■ Your task
Restate each line word for word. Leave out every picture.

■ Source data
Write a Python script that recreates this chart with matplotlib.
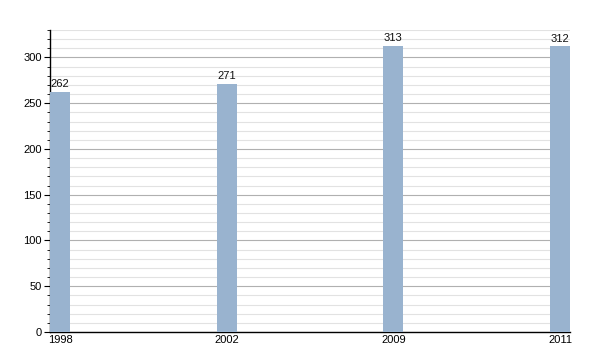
import matplotlib
matplotlib.use("Agg")
import matplotlib.pyplot as plt
from matplotlib.ticker import MultipleLocator

years = ["1998", "2002", "2009", "2011"]
values = [262, 271, 313, 312]

plt.rcParams['font.family'] = ['Liberation Sans', 'DejaVu Sans']

fig = plt.figure(figsize=(6, 3.5), dpi=100)
ax = fig.add_axes([50/600, 18/350, 520/600, 302/350])

x = range(len(years))
bars = ax.bar(x, values, width=0.12, color='#99b3cf', zorder=3)
for xi, v in zip(x, values):
    ax.text(xi, v + 3, str(v), ha='center', va='bottom', fontsize=8, color='#111111', zorder=4)

ax.set_xlim(-0.06, 3.06)
ax.set_ylim(0, 330)
ax.set_xticks(list(x))
ax.set_xticklabels(years)
ax.yaxis.set_major_locator(MultipleLocator(50))
ax.yaxis.set_minor_locator(MultipleLocator(10))
ax.grid(which='major', axis='y', color='#b0b0b0', linewidth=0.8, zorder=0)
ax.grid(which='minor', axis='y', color='#e2e2e2', linewidth=0.8, zorder=0)
for s in ['top', 'right']:
    ax.spines[s].set_visible(False)
ax.spines['left'].set_linewidth(1)
ax.spines['bottom'].set_linewidth(1)
ax.tick_params(axis='y', which='major', length=4, labelsize=8, pad=2)
ax.tick_params(axis='y', which='minor', length=2)
ax.tick_params(axis='x', length=0, labelsize=8, pad=2)

fig.savefig("out.png", dpi=100)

■ Full output
Write a Python script that recreates this chart with matplotlib.
import matplotlib
matplotlib.use("Agg")
import matplotlib.pyplot as plt
from matplotlib.ticker import MultipleLocator

years = ["1998", "2002", "2009", "2011"]
values = [262, 271, 313, 312]

plt.rcParams['font.family'] = ['Liberation Sans', 'DejaVu Sans']

fig = plt.figure(figsize=(6, 3.5), dpi=100)
ax = fig.add_axes([50/600, 18/350, 520/600, 302/350])

x = range(len(years))
bars = ax.bar(x, values, width=0.12, color='#99b3cf', zorder=3)
for xi, v in zip(x, values):
    ax.text(xi, v + 3, str(v), ha='center', va='bottom', fontsize=8, color='#111111', zorder=4)

ax.set_xlim(-0.06, 3.06)
ax.set_ylim(0, 330)
ax.set_xticks(list(x))
ax.set_xticklabels(years)
ax.yaxis.set_major_locator(MultipleLocator(50))
ax.yaxis.set_minor_locator(MultipleLocator(10))
ax.grid(which='major', axis='y', color='#b0b0b0', linewidth=0.8, zorder=0)
ax.grid(which='minor', axis='y', color='#e2e2e2', linewidth=0.8, zorder=0)
for s in ['top', 'right']:
    ax.spines[s].set_visible(False)
ax.spines['left'].set_linewidth(1)
ax.spines['bottom'].set_linewidth(1)
ax.tick_params(axis='y', which='major', length=4, labelsize=8, pad=2)
ax.tick_params(axis='y', which='minor', length=2)
ax.tick_params(axis='x', length=0, labelsize=8, pad=2)

fig.savefig("out.png", dpi=100)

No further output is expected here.